Who's going on strike? 4,800 nurses represented by the Minnesota Nurses Association at five Allina Health facilities: Abbott Northwestern Hospital and Phillips Eye Institute in Minneapolis; United Hospital in St. Paul; Mercy Hospital in Coon Rapids, and Unity Hospital in Fridley. Nurses plan to set up picket lines on Sunday morning, then picket from 7 a.m. to 7 p.m. for seven days.

Will the hospitals continue to admit patients? Allina has arranged to hire 1,400 replacement nurses from all across the country. They will work mostly 12-hour shifts, and Allina says patient care should be as normal.

Are nurses allowed to strike? Yes, federal labor law allows nurses to strike, as long as they give the hospitals 10 days' notice. The theory is that nurses would otherwise be powerless to protect their interests in an economic and collective-bargaining system in which hospitals, doctors and insurance companies all have incentives to protect their interests at the expense of others.

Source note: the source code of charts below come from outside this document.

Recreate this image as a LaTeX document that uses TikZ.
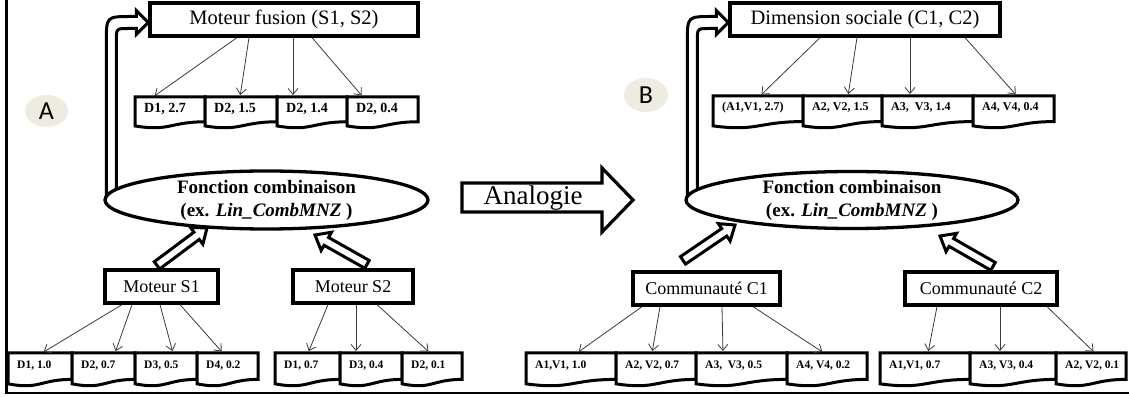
\documentclass[tikz,border=0pt]{standalone}
\usepackage{fontspec}
\setmainfont{Liberation Serif}
\newfontfamily\tagfont{Carlito}
\usetikzlibrary{arrows.meta,calc,shapes.geometric,backgrounds}

\definecolor{tagbg}{HTML}{EEEBE0}
\definecolor{linkgray}{HTML}{3A3A3A}

\tikzset{
  box/.style={draw, line width=3.3pt, fill=white, inner sep=0pt, minimum height=33pt,
              font=\fontsize{20.5}{24}\selectfont},
  smallbox/.style={box, font=\fontsize{18}{22}\selectfont},
  combo/.style={ellipse, draw, line width=3.3pt, fill=white, inner sep=0pt},
  combotext/.style={align=center, inner sep=0pt, font=\fontsize{19}{23}\selectfont\bfseries},
  docline/.style={draw, line width=3pt, fill=white, line join=miter},
  doclabel/.style={inner sep=0pt, font=\bfseries},
  thinarrow/.style={draw=linkgray, line width=0.8pt, shorten >=2pt,
                    -{Straight Barb[length=6pt,width=10pt]}},
  hollowline/.style={draw, line width=3pt, fill=white, line join=miter},
  tag/.style={ellipse, fill=tagbg, inner sep=0pt, font=\tagfont\fontsize{26}{28}\selectfont},
}

% document sheet: name, left x, top y, width, height, label
\newcommand\docnode[6]{%
  \path[docline] (#2,#3) -- ({#2+#4},#3) -- ({#2+#4},{#3-0.8*#5})
    .. controls ({#2+0.5*#4},{#3-0.8*#5}) and ({#2+0.5*#4},{#3-1.12*#5}) ..
    (#2,{#3-0.934*#5}) -- cycle;
  \coordinate (#1) at ({#2+0.5*#4},#3);
  \node[doclabel, anchor=west] (#1-l) at ({#2+9},{#3-0.37*#5}) {#6};
}

% outlined arrow from tail #1 to tip #2
\newcommand\hollowarrow[2]{%
  \path ($(#2)!13pt!(#1)$) coordinate (hb);
  \draw[hollowline] ($(#1)!4.5pt!-90:(#2)$) -- ($(hb)!4.5pt!-90:(#2)$)
    -- ($(hb)!10.5pt!-90:(#2)$) -- (#2) -- ($(hb)!10.5pt!90:(#2)$)
    -- ($(hb)!4.5pt!90:(#2)$) -- ($(#1)!4.5pt!90:(#2)$) -- cycle;
}

% outlined bent arrow rising from ellipse #1 into the west side of box #2
\newcommand\bentarrow[2]{%
  \draw[hollowline] let \p1=(#2.west), \p2=(#1.west) in
    (\x2+3pt,\y2) -- (\x2+3pt,\y1-22pt)
    .. controls (\x2+3pt,\y1+3pt) .. (\x2+28pt,\y1+3pt)
    -- (\x1-12pt,\y1+3pt) -- (\x1-12pt,\y1+9pt) -- (\x1,\y1-3pt)
    -- (\x1-12pt,\y1-15pt) -- (\x1-12pt,\y1-9pt)
    -- (\x2+25pt,\y1-9pt) .. controls (\x2+13pt,\y1-9pt) .. (\x2+13pt,\y1-21pt)
    -- (\x2+13pt,\y2) -- cycle;
}

\begin{document}
\begin{tikzpicture}[x=1pt,y=1pt]
\useasboundingbox (0,0) rectangle (1129,396);

% frame
\draw[line width=2.5pt] (6.5,396) -- (6.5,3) -- (1129,3);

% ---------------- panel A ----------------
\node[tag, minimum width=43pt, minimum height=32pt] (tagA) at (46.5,285) {A};
\node[box, minimum width=268pt] (mf) at (284,376.5) {Moteur fusion (S1, S2)};
\node[combo, minimum width=323pt, minimum height=58pt,
      label={[combotext]center:{Fonction combinaison\\(ex. \textit{Lin\_CombMNZ} )}}]
      (fc1) at (266.5,196) {};
\begin{scope}[on background layer]
  \bentarrow{fc1}{mf}
\end{scope}
\node[smallbox, minimum width=113pt] (s1) at (161.5,109.5) {Moteur S1};
\node[smallbox, minimum width=120pt] (s2) at (353,109.5) {Moteur S2};

\begin{scope}[doclabel/.append style={font=\fontsize{14}{16}\selectfont\bfseries}]
  \docnode{a1}{135}{299}{70}{31}{D1, 2.7}
  \docnode{a2}{205}{299}{72}{31}{D2, 1.5}
  \docnode{a3}{277}{299}{70}{31}{D2, 1.4}
  \docnode{a4}{347}{299}{71}{31}{D2, 0.4}
\end{scope}
\begin{scope}[doclabel/.append style={font=\fontsize{11.5}{13}\selectfont\bfseries}]
  \docnode{b1}{8}{43}{64}{33}{D1, 1.0}
  \docnode{b2}{72}{43}{63}{33}{D2, 0.7}
  \docnode{b3}{135}{43}{62}{33}{D3, 0.5}
  \docnode{b4}{197}{43}{61}{33}{D4, 0.2}
  \docnode{c1d}{275}{43}{65}{33}{D1, 0.7}
  \docnode{c2d}{340}{43}{62}{33}{D3, 0.4}
  \docnode{c3d}{402}{43}{60}{33}{D2, 0.1}
\end{scope}

\draw[thinarrow] ([xshift=-47pt]mf.south) -- ([xshift=-17pt]a1);
\draw[thinarrow] ([xshift=-35pt]mf.south) -- ([xshift=-1pt]a2);
\draw[thinarrow] ([xshift=9pt]mf.south) -- ([xshift=-19pt]a3);
\draw[thinarrow] ([xshift=28pt]mf.south) -- ([xshift=-19.5pt]a4);

\draw[thinarrow] ([xshift=-39.5pt]s1.south) -- ([xshift=2pt]b1);
\draw[thinarrow] ([xshift=-29.5pt]s1.south) -- ([xshift=11.5pt]b2);
\draw[thinarrow] ([xshift=-1.5pt]s1.south) -- ([xshift=7pt]b3);
\draw[thinarrow] ([xshift=18.5pt]s1.south) -- ([xshift=-4.5pt]b4);
\draw[thinarrow] ([xshift=-25pt]s2.south) -- ([xshift=0.5pt]c1d);
\draw[thinarrow] ([xshift=3pt]s2.south) -- ([xshift=-15pt]c2d);
\draw[thinarrow] ([xshift=24pt]s2.south) -- ([xshift=-2pt]c3d);

\hollowarrow{[shift={(-4.5,3)}]s1.north}{[shift={(-59.5,-28)}]fc1.center}
\hollowarrow{[shift={(14,4)}]s2.north}{[shift={(48.5,-35)}]fc1.center}

% ---------------- analogy ----------------
\draw[hollowline, line width=3.2pt] (462,184) -- (602,184) -- (602,164) -- (633,196)
  -- (602,228) -- (602,213) -- (462,213) -- cycle;
\node[font=\fontsize{27}{30}\selectfont, inner sep=0pt] (analogie) at (533,198) {Analogie};

% ---------------- panel B ----------------
\node[tag, minimum width=44pt, minimum height=34pt] (tagB) at (646,301) {B};
\node[box, minimum width=270pt] (ds) at (865,376.5) {Dimension sociale (C1, C2)};
\node[combo, minimum width=332pt, minimum height=57pt,
      label={[combotext]center:{Fonction combinaison\\(ex. \textit{Lin\_CombMNZ} )}}]
      (fc2) at (852,196) {};
\begin{scope}[on background layer]
  \bentarrow{fc2}{ds}
\end{scope}
\node[smallbox, minimum width=147pt] (k1) at (706.5,107.5) {Communauté C1};
\node[smallbox, minimum width=152pt] (k2) at (981,107.5) {Communauté C2};

\begin{scope}[doclabel/.append style={font=\fontsize{12}{14}\selectfont\bfseries}]
  \docnode{e1}{713}{300}{90}{32}{(A1,V1, 2.7)}
  \docnode{e2}{803}{300}{79}{32}{A2, V2, 1.5}
  \docnode{e3}{882}{300}{91}{32}{A3, \ V3, 1.4}
  \docnode{e4}{973}{300}{81}{32}{A4, V4, 0.4}
\end{scope}
\begin{scope}[doclabel/.append style={font=\fontsize{11.5}{13}\selectfont\bfseries}]
  \docnode{g1}{526}{43}{90}{33}{A1,V1, 1.0}
  \docnode{g2}{616}{43}{80}{33}{A2, V2, 0.7}
  \docnode{g3}{696}{43}{91}{33}{A3, \ V3, 0.5}
  \docnode{g4}{787}{43}{80}{33}{A4, V4, 0.2}
  \docnode{h1}{880}{43}{90}{33}{A1,V1, 0.7}
  \docnode{h2}{970}{43}{86}{33}{A3, V3, 0.4}
  \docnode{h3}{1056}{43}{70}{33}{A2, V2, 0.1}
\end{scope}

\draw[thinarrow] ([xshift=-45pt]ds.south) -- ([xshift=2pt]e1);
\draw[thinarrow] ([xshift=-8pt]ds.south) -- ([xshift=5.5pt]e2);
\draw[thinarrow] ([xshift=45pt]ds.south) -- ([xshift=-17.5pt]e3);
\draw[thinarrow] ([xshift=100pt]ds.south) -- ([xshift=3.5pt]e4);

\draw[thinarrow] ([xshift=-64.5pt]k1.south) -- ([xshift=6pt]g1);
\draw[thinarrow] ([xshift=-46.5pt]k1.south) -- ([xshift=-4pt]g2);
\draw[thinarrow] ([xshift=15.5pt]k1.south) -- ([xshift=-18.5pt]g3);
\draw[thinarrow] ([xshift=46.5pt]k1.south) -- ([xshift=-3pt]g4);
\draw[thinarrow] ([xshift=-44pt]k2.south) -- ([xshift=3pt]h1);
\draw[thinarrow] ([xshift=19pt]k2.south) -- ([xshift=-13pt]h2);
\draw[thinarrow] ([xshift=66pt]k2.south) -- ([xshift=4pt]h3);

\hollowarrow{[shift={(-23.5,10)}]k1.north}{[shift={(-117,-25)}]fc2.center}
\hollowarrow{[shift={(12,4)}]k2.north}{[shift={(88,-36)}]fc2.center}
\end{tikzpicture}
\end{document}
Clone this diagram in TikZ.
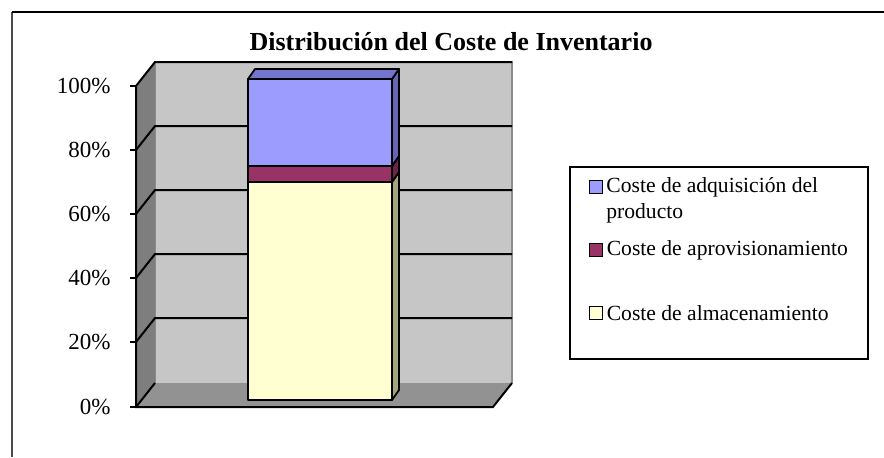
\documentclass[tikz,border=0pt]{standalone}
\usepackage{fontspec}
\setmainfont{Liberation Serif}
\usetikzlibrary{positioning}

\definecolor{wallback}{HTML}{C6C6C6}
\definecolor{wallside}{HTML}{7E7E7E}
\definecolor{wallfloor}{HTML}{929292}
\definecolor{adqfront}{HTML}{9C9CFF}
\definecolor{adqtop}{HTML}{7474CC}
\definecolor{adqside}{HTML}{6666B4}
\definecolor{aprfront}{HTML}{993366}
\definecolor{aprside}{HTML}{6A2448}
\definecolor{almfront}{HTML}{FFFFD2}
\definecolor{almside}{HTML}{A4A47E}

\begin{document}
\begin{tikzpicture}[
    x=0.5pt, y=-0.5pt,
    axislabel/.style={anchor=east, inner sep=0pt, font=\fontsize{11.5}{13}\selectfont},
    legendkey/.style={draw=black, line width=0.9pt, minimum size=6.5pt, inner sep=0pt},
    legendtext/.style={anchor=west, align=left, inner sep=0pt, font=\fontsize{10.8}{13}\selectfont},
    gridline/.style={line width=1pt},
    barface/.style={draw=black, line width=0.9pt, line join=round}
    ]
    \useasboundingbox (0,0) rectangle (884,457);

    %Frame
    \draw[line width=0.8pt, black!70] (12,457) -- (12,12);
    \draw[line width=0.8pt] (12,12) -- (884,12);

    %Title
    \node[font=\bfseries\fontsize{13}{15}\selectfont] (title) at (451,42) {Distribución del Coste de Inventario};

    %Walls
    \fill[wallback] (155,62) rectangle (512,383);
    \draw[black!45, line width=0.6pt] (155,383) -- (155,62) -- (512,62) -- (512,383);
    \fill[wallside] (136,86) -- (155,62) -- (155,383) -- (136,407) -- cycle;
    \fill[wallfloor] (136,407) -- (155,383) -- (512,383) -- (493,407) -- cycle;

    %Grid lines
    \draw[gridline] (136,86) -- (155,62) -- (512,62);
    \draw[gridline] (136,150) -- (155,126) -- (512,126);
    \draw[gridline] (136,214) -- (155,190) -- (512,190);
    \draw[gridline] (136,278) -- (155,254) -- (512,254);
    \draw[gridline] (136,342) -- (155,318) -- (512,318);
    \draw[gridline] (136,407) -- (155,383);

    %Axis and floor edges
    \draw[gridline] (136,86) -- (136,407) -- (493,407) -- (512,383);

    %Ticks
    \draw[line width=0.8pt] (130,86) -- (136,86);
    \draw[line width=0.8pt] (130,150) -- (136,150);
    \draw[line width=0.8pt] (130,214) -- (136,214);
    \draw[line width=0.8pt] (130,278) -- (136,278);
    \draw[line width=0.8pt] (130,342) -- (136,342);
    \draw[line width=0.8pt] (130,407) -- (136,407);

    %Axis labels
    \node[axislabel] (l100) at (111,86) {100\%};
    \node[axislabel] (l80) at (111,150) {80\%};
    \node[axislabel] (l60) at (111,214) {60\%};
    \node[axislabel] (l40) at (111,278) {40\%};
    \node[axislabel] (l20) at (111,342) {20\%};
    \node[axislabel] (l0) at (111,407) {0\%};

    %Bar
    \draw[barface, fill=almfront] (248,400) rectangle (392,182);
    \draw[barface, fill=almside] (392,400) -- (399,390) -- (399,172) -- (392,182) -- cycle;
    \draw[barface, fill=aprfront] (248,182) rectangle (392,166);
    \draw[barface, fill=aprside] (392,182) -- (399,172) -- (399,156) -- (392,166) -- cycle;
    \draw[barface, fill=adqfront] (248,166) rectangle (392,79);
    \draw[barface, fill=adqside] (392,166) -- (399,156) -- (399,69) -- (392,79) -- cycle;
    \draw[barface, fill=adqtop] (248,79) -- (255,69) -- (399,69) -- (392,79) -- cycle;

    %Legend
    \draw[line width=0.8pt] (570,167) rectangle (868,359);
    \node[legendkey, fill=adqfront] (k1) at (596,187) {};
    \node[legendkey, fill=aprfront] (k2) at (596,250) {};
    \node[legendkey, fill=almfront] (k3) at (596,313) {};
    \node[legendtext] (t1) at (606,200) {Coste de adquisición del\\producto};
    \node[legendtext] (t2) [right=1.5pt of k2] {Coste de aprovisionamiento};
    \node[legendtext] (t3) [right=1.5pt of k3] {Coste de almacenamiento};

\end{tikzpicture}
\end{document}
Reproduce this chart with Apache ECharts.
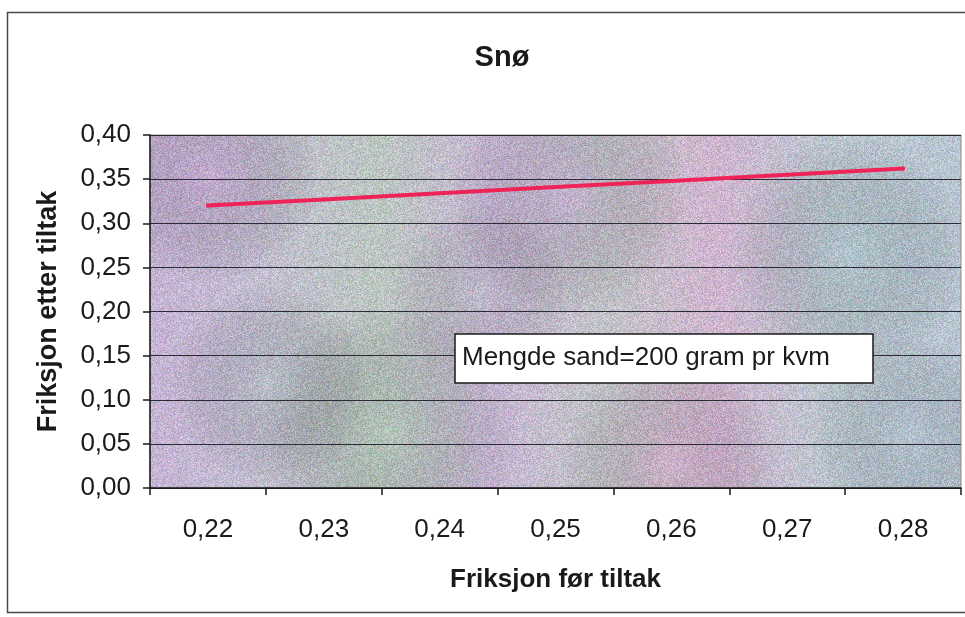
<!DOCTYPE html>
<html>
<head>
<meta charset="utf-8">
<script src="https://cdn.jsdelivr.net/npm/echarts@6/dist/echarts.min.js"></script>
<style>
  html, body { margin: 0; padding: 0; background: #ffffff; }
  #chart { width: 965px; height: 617px; }
</style>
</head>
<body>
<div id="chart"></div>
<script>
// Friction before treatment (category labels on the x axis)
const frictionBefore = ['0,22', '0,23', '0,24', '0,25', '0,26', '0,27', '0,28'];
// Friction after treatment with 200 g sand per m²
const frictionAfter = [0.320, 0.327, 0.334, 0.341, 0.348, 0.355, 0.362];
// Value-axis range and step
const yMin = 0;
const yMax = 0.40;
const yStep = 0.05;

const chartTitle = 'Snø';
const xTitle = 'Friksjon før tiltak';
const yTitle = 'Friksjon etter tiltak';
const noteText = 'Mengde sand=200 gram pr kvm';

// Plot-area rectangle (pixels)
const plot = { left: 150, top: 135, right: 4, bottom: 129 };
const plotW = 965 - plot.left - plot.right;
const plotH = 617 - plot.top - plot.bottom;

// Speckled pastel "granite" fill for the plot area
function makeGranite(w, h) {
  const c = document.createElement('canvas');
  c.width = w; c.height = h;
  const ctx = c.getContext('2d');
  const g = ctx.createLinearGradient(0, 0, w, 0);
  g.addColorStop(0.00, '#c6b4d4');
  g.addColorStop(0.12, '#c4bed2');
  g.addColorStop(0.28, '#bcc7c2');
  g.addColorStop(0.42, '#c8b8d4');
  g.addColorStop(0.56, '#c2c4c8');
  g.addColorStop(0.70, '#d0b6d0');
  g.addColorStop(0.84, '#bcc8d0');
  g.addColorStop(1.00, '#b8c6d2');
  ctx.fillStyle = g;
  ctx.fillRect(0, 0, w, h);
  // soft colour patches
  const blobs = [
    [60, 40, 110, 'rgba(200,150,210,0.35)'],
    [240, 300, 130, 'rgba(160,200,170,0.30)'],
    [420, 60, 120, 'rgba(195,155,215,0.30)'],
    [520, 330, 110, 'rgba(215,160,200,0.30)'],
    [700, 120, 120, 'rgba(160,195,205,0.30)'],
    [330, 160, 90, 'rgba(170,195,185,0.25)'],
    [760, 300, 100, 'rgba(170,190,210,0.30)'],
    [120, 250, 100, 'rgba(170,195,195,0.30)']
  ];
  blobs.forEach(([x, y, r, col]) => {
    const rg = ctx.createRadialGradient(x, y, 0, x, y, r);
    rg.addColorStop(0, col);
    rg.addColorStop(1, 'rgba(0,0,0,0)');
    ctx.fillStyle = rg;
    ctx.fillRect(0, 0, w, h);
  });
  // deterministic fine speckle
  const img = ctx.getImageData(0, 0, w, h);
  const d = img.data;
  let s = 12345;
  const rnd = () => { s = (s * 1103515245 + 12345) & 0x7fffffff; return s / 0x7fffffff; };
  for (let y = 0; y < h; y++) {
    for (let x = 0; x < w; x++) {
      const i = (y * w + x) * 4;
      const L = (rnd() - 0.5) * 44;
      const cr = (rnd() - 0.5) * 26, cg = (rnd() - 0.5) * 26, cb = (rnd() - 0.5) * 26;
      d[i] = Math.max(0, Math.min(255, d[i] + L + cr));
      d[i + 1] = Math.max(0, Math.min(255, d[i + 1] + L + cg));
      d[i + 2] = Math.max(0, Math.min(255, d[i + 2] + L + cb));
    }
  }
  ctx.putImageData(img, 0, 0);
  return c;
}

const fmt = v => v.toFixed(2).replace('.', ',');
const font = '"Liberation Sans", Arial, sans-serif';

const chart = echarts.init(document.getElementById('chart'), null, { renderer: 'canvas' });

chart.setOption({
  animation: false,
  backgroundColor: '#ffffff',
  title: {
    text: chartTitle,
    left: 497,
    top: 38,
    textAlign: 'center',
    textStyle: { fontFamily: font, fontSize: 29, fontWeight: 'bold', color: '#1a1a1a' }
  },
  grid: {
    left: plot.left, top: plot.top, right: plot.right, bottom: plot.bottom,
    show: true, borderColor: '#8a8a8a', borderWidth: 1, backgroundColor: 'transparent'
  },
  xAxis: {
    type: 'category',
    data: frictionBefore,
    boundaryGap: true,
    name: xTitle,
    nameLocation: 'middle',
    nameGap: 79,
    nameTextStyle: { fontFamily: font, fontSize: 26, fontWeight: 'bold', color: '#1a1a1a' },
    axisLine: { lineStyle: { color: '#1a1a1a', width: 1.5 } },
    axisTick: { show: true, alignWithLabel: false, length: 7, lineStyle: { color: '#1a1a1a', width: 1.5 } },
    axisLabel: { margin: 29, fontFamily: font, fontSize: 26, color: '#1a1a1a' },
    splitLine: { show: false }
  },
  yAxis: {
    type: 'value',
    min: yMin,
    max: yMax,
    interval: yStep,
    name: yTitle,
    nameLocation: 'middle',
    nameGap: 88,
    nameTextStyle: { fontFamily: font, fontSize: 27, fontWeight: 'bold', color: '#1a1a1a' },
    axisLine: { show: true, lineStyle: { color: '#1a1a1a', width: 1.5 } },
    axisTick: { show: true, length: 7, lineStyle: { color: '#1a1a1a', width: 1.5 } },
    axisLabel: { margin: 19, fontFamily: font, fontSize: 26, color: '#1a1a1a', formatter: fmt },
    splitLine: { show: true, lineStyle: { color: '#2b2b38', width: 1.2 } }
  },
  series: [{
    type: 'line',
    data: frictionAfter,
    symbol: 'circle',
    symbolSize: 4,
    lineStyle: { color: '#ee2459', width: 4, cap: 'round' },
    itemStyle: { color: '#ee2459' },
    z: 5
  }],
  graphic: [
    {
      type: 'image',
      left: plot.left,
      top: plot.top,
      z: -10,
      silent: true,
      style: { image: makeGranite(plotW, plotH), width: plotW, height: plotH }
    },
    {
      type: 'rect',
      z: -20,
      silent: true,
      shape: { x: 7.5, y: 12.5, width: 990, height: 600 },
      style: { fill: 'none', stroke: '#4a4a4a', lineWidth: 1.5 }
    },
    {
      type: 'rect',
      z: 20,
      silent: true,
      shape: { x: 455, y: 334, width: 418, height: 49 },
      style: { fill: '#ffffff', stroke: '#1a1a1a', lineWidth: 1.5 }
    },
    {
      type: 'text',
      z: 21,
      silent: true,
      x: 462,
      y: 358,
      style: {
        text: noteText,
        fontFamily: font, fontSize: 26, fill: '#1a1a1a',
        verticalAlign: 'middle'
      }
    }
  ]
});
</script>
</body>
</html>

Why a seven-day strike? The union felt that a shorter strike, like their one-day walkout in 2010, wouldn't exert enough pressure on Allina, but a longer work stoppage would jeopardize patient care.

Can Allina fire the striking nurses? No, federal labor law protects their jobs under these circumstances. But Allina reserved the right to call nurses back gradually if the strike causes a reduction in patient numbers.

What's the core dispute? Allina insisted that the nurses give up their union-backed health insurance, which was designed in an earlier era of collective bargaining. Allina says it would save $10 million annually by moving nurses to company health plans that offer financial incentives for the use of efficient forms of care, such as generic drugs instead of brand names. Nurses want to preserve their plans with higher premiums but lower deductibles, because they were earned in negotiations at the sacrifice of other benefits, and because their jobs leave them prone to workplace illnesses and injuries that require treatment.